If they keep refusing you can start reporting them to various authorities such as ACCC and they start wearing penalties and have to deliver anyway.
Under German law, I think HP would have been fine. I think the important part is that (apparently) HP made a mistake when they put out that special offer. Whether or not a customer should be able to recognize it as such is secondary.
How quickly? What if the defect with the laptop isn't readily apparent and this is because the company has intentionally crafted their product in such a way so that the defect doesn't reveal itself to the customer until after the legally mandated warranty/return period?
Then you have to ask the seller to repair it for up to 2 years (1 year the manufacturer has to prove you destroyed the device if he does not want to repair it, 2 year you have to prove that's it's a manufacturing defect)
After 3 attempts, they have to give you your money back.
If the product is actually defect, you can return it even after the 14 days are over. With electronic devices, manufacturers must provide a mandatory warranty of two years.
That depends, did you buy it online? Then you can return the laptop basically no question asked for 14 days. There are some exceptions for custom orders, but I have never seen those enforced for anything not majorly custom build.
Offline you do not have this right, but a lot of retailers still have money back/voucher guarantees for 14 days.
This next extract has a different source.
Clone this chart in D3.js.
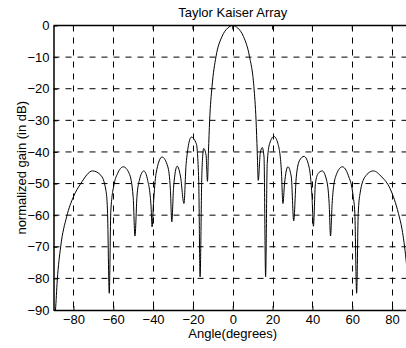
<!DOCTYPE html>
<html>
<head>
<meta charset="utf-8">
<script src="https://cdn.jsdelivr.net/npm/d3@7"></script>
<style>
  body { margin: 0; background: #fff; }
  svg { display: block; font-family: "Liberation Sans", Arial, sans-serif; }
</style>
</head>
<body>
<svg id="chart" width="406" height="348"></svg>
<script>
// pattern: angle (deg) and normalized gain (dB)
const angles = [
  -91, -89, -88.1, -86.4, -83.4, -80, -76.3, -70.4, -66.2, -63.7, -62.9, -62, -61.2, -59.5, -57.8,
  -55, -52, -50, -49.1, -48.1, -46.9, -44.7, -42.7, -41, -40.5, -39.8, -38.5,
  -35.5, -32.6, -31.3, -30.6, -29.7, -27.9, -26.2, -24.5, -23.4, -20.8, -18.3,
  -17.1, -16.4, -15.5, -14.6, -13.4, -12.7, -12.2, -11.6, -10.4, -8.4, -5.4, -2.5, 0,
  2.5, 5.4, 8.4, 10.6, 11.7, 12.3, 12.8, 13.8, 14.8, 15.7, 16.5, 17.3, 18.5, 20.7, 22.7,
  24.4, 25.2, 26, 27.7, 29.4, 30.6, 31.9, 33.6, 35.8, 38.3, 39.8, 40.5,
  41.5, 42.9, 44.9, 47.1, 48.4, 49.1, 49.9, 51.6, 55, 58, 60.5, 61.3, 62.2,
  63, 63.9, 66.4, 70.6, 74.8, 79, 83.2, 85, 87, 88.5, 91
];
const gainDb = [
  -98, -90, -80.5, -70, -60.5, -54.2, -50, -46, -47.4, -52.1, -58.4, -84.7, -58.4, -50, -46.8,
  -44.7, -46.8, -54.2, -66.6, -54.2, -49, -46, -49, -57.4, -63.7, -56.3, -46.8,
  -41.6, -44.7, -52.1, -62.1, -51.1, -44.5, -47.9, -56.3, -43.7, -35.3, -37.4,
  -48.9, -79.5, -46.8, -38.9, -41, -49.3, -40, -30, -19.3, -9.8, -3.5, -0.8, 0,
  -0.8, -3.5, -9.8, -19.3, -30, -40, -49, -40.5, -38.6, -41.6, -79.5, -43.7, -37.4, -35.1, -37.4,
  -45.8, -56.3, -50, -44.7, -47.9, -61.8, -47.9, -42.6, -41.4, -44.7, -54.2, -63.5,
  -50, -46.8, -46, -48.9, -56.3, -66.6, -56.3, -47.9, -44.7, -47.4, -54.2, -59.5, -84.7,
  -59.5, -53.2, -47.9, -46, -47.9, -51.6, -59.5, -64.5, -74, -85, -100
];
const xTicks = [-80, -60, -40, -20, 0, 20, 40, 60, 80];
const yTicks = [0, -10, -20, -30, -40, -50, -60, -70, -80, -90];

const svg = d3.select("#chart");
const plotLeft = 53.5, plotRight = 412, plotTop = 25.5, plotBottom = 310;
const fontSize = "13px";

const x = d3.scaleLinear().domain([-90, 90]).range([plotLeft, plotRight]);
const y = d3.scaleLinear().domain([-90, 0]).range([plotBottom, plotTop]);

svg.append("defs").append("clipPath").attr("id", "plotArea")
  .append("rect")
  .attr("x", plotLeft).attr("y", plotTop)
  .attr("width", plotRight - plotLeft).attr("height", plotBottom - plotTop);

// dashed grid
const grid = svg.append("g").attr("stroke", "#000").attr("stroke-width", 1)
  .attr("stroke-dasharray", "6,6");
grid.selectAll(".vg").data(xTicks).enter().append("line")
  .attr("x1", d => Math.round(x(d)) + 0.5).attr("x2", d => Math.round(x(d)) + 0.5)
  .attr("y1", plotTop).attr("y2", plotBottom);
grid.selectAll(".hg").data(yTicks.slice(1, -1)).enter().append("line")
  .attr("x1", plotLeft).attr("x2", plotRight)
  .attr("y1", d => y(d)).attr("y2", d => y(d));

// pattern curve
const line = d3.line()
  .x((d, i) => x(angles[i]))
  .y(d => y(d))
  .curve(d3.curveMonotoneX);

svg.append("path")
  .datum(gainDb)
  .attr("clip-path", "url(#plotArea)")
  .attr("fill", "none")
  .attr("stroke", "#000")
  .attr("stroke-width", 1)
  .attr("d", line);

// axes (ticks point inward, MATLAB style)
const xAxis = svg.append("g")
  .attr("transform", `translate(0,${plotBottom})`)
  .call(d3.axisBottom(x).tickValues(xTicks).tickSizeInner(-4).tickSizeOuter(0).tickPadding(5));
const yAxis = svg.append("g")
  .attr("transform", `translate(${plotLeft},0)`)
  .call(d3.axisLeft(y).tickValues(yTicks).tickSizeInner(-4).tickSizeOuter(0).tickPadding(4));

[xAxis, yAxis].forEach(g => {
  g.select(".domain").attr("stroke", "#000").attr("stroke-width", 1.5);
  g.selectAll(".tick line").attr("stroke", "#000");
  g.selectAll(".tick text")
    .attr("fill", "#000")
    .style("font-size", fontSize)
    .style("font-family", "'Liberation Sans', Arial, sans-serif");
});

// top frame line
svg.append("line")
  .attr("x1", plotLeft).attr("x2", plotRight)
  .attr("y1", plotTop).attr("y2", plotTop)
  .attr("stroke", "#000").attr("stroke-width", 1.5);
svg.append("g").selectAll("line").data(xTicks).enter().append("line")
  .attr("x1", d => x(d)).attr("x2", d => x(d))
  .attr("y1", plotTop).attr("y2", plotTop + 4)
  .attr("stroke", "#000");

// labels
svg.append("text")
  .attr("x", x(0)).attr("y", 17)
  .attr("text-anchor", "middle")
  .style("font-size", fontSize)
  .text("Taylor Kaiser Array");

svg.append("text")
  .attr("x", x(0)).attr("y", 338)
  .attr("text-anchor", "middle")
  .style("font-size", fontSize)
  .text("Angle(degrees)");

svg.append("text")
  .attr("transform", `translate(26,${(plotTop + plotBottom) / 2}) rotate(-90)`)
  .attr("text-anchor", "middle")
  .style("font-size", fontSize)
  .text("normalized gain (in dB)");
</script>
</body>
</html>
Take this with a grain of salt, the law is pretty old in Germany and I have heard different things why it was introduced. Also the eu directive is lot newer.
- you can try things out in a shop, you can't online
- it comes from door salesman
Which liked to pressure people into buying stuff
- was extended to support local businesses as an added cost to sell online
>Could Lands End have kept its lifetime return policy in Germany under this law?
Don't know about that policy/any details, but sure.. why not?
Laws only define a minimum, not a maximum service level
I'm not sure about Germany. In the US, probably. It's not usually laws as much as stores having very generous return policies. To be fair, this was in the UK, so customs and laws are different.
Under Russian law, too. IIRC you must sell the item at the price you displayed even if it's wrong. You can add an * and thousands of words of small print though.
There's a good summary for the US here [1]. The most relevant parts:
> Assuming that an incorrect advertised price is truly an error rather than an attempt to deceive, companies are only obligated to honor it if a customer makes an offer at that price and the company accepts it. This exchange creates a contract between buyer and seller.
> In a store, customers make an offer simply by indicating they want to buy an item – for example, by bringing it up to the register – and the company accepts the offer by ringing up the sale. In the brick-and-mortar world, contracts don't get formed around pricing errors because the store just won't ring up the sale. But online selling, in which transactions are processed automatically, has added a new layer of complexity to the issue.
and
> When an e-commerce website has had an incorrect price entered into its database, it can end up not only advertising that price but also accepting orders and charging customers' credit cards for that amount. The central issue here is whether retailers can void the contract created when orders were accepted.
> The easiest way for a company to deal with such situations is to have website "terms of use" that clearly state the company can cancel orders and refund customers' money because of pricing errors (or for any reason). Otherwise, a common law doctrine known as "unilateral mistake of fact" applies. This doctrine allows a party to a contract to set aside the contract if honoring it would be "unconscionable," or if the other party could have reasonably assumed it was a mistake. A $1,000 item advertised for $10 likely would meet this definition.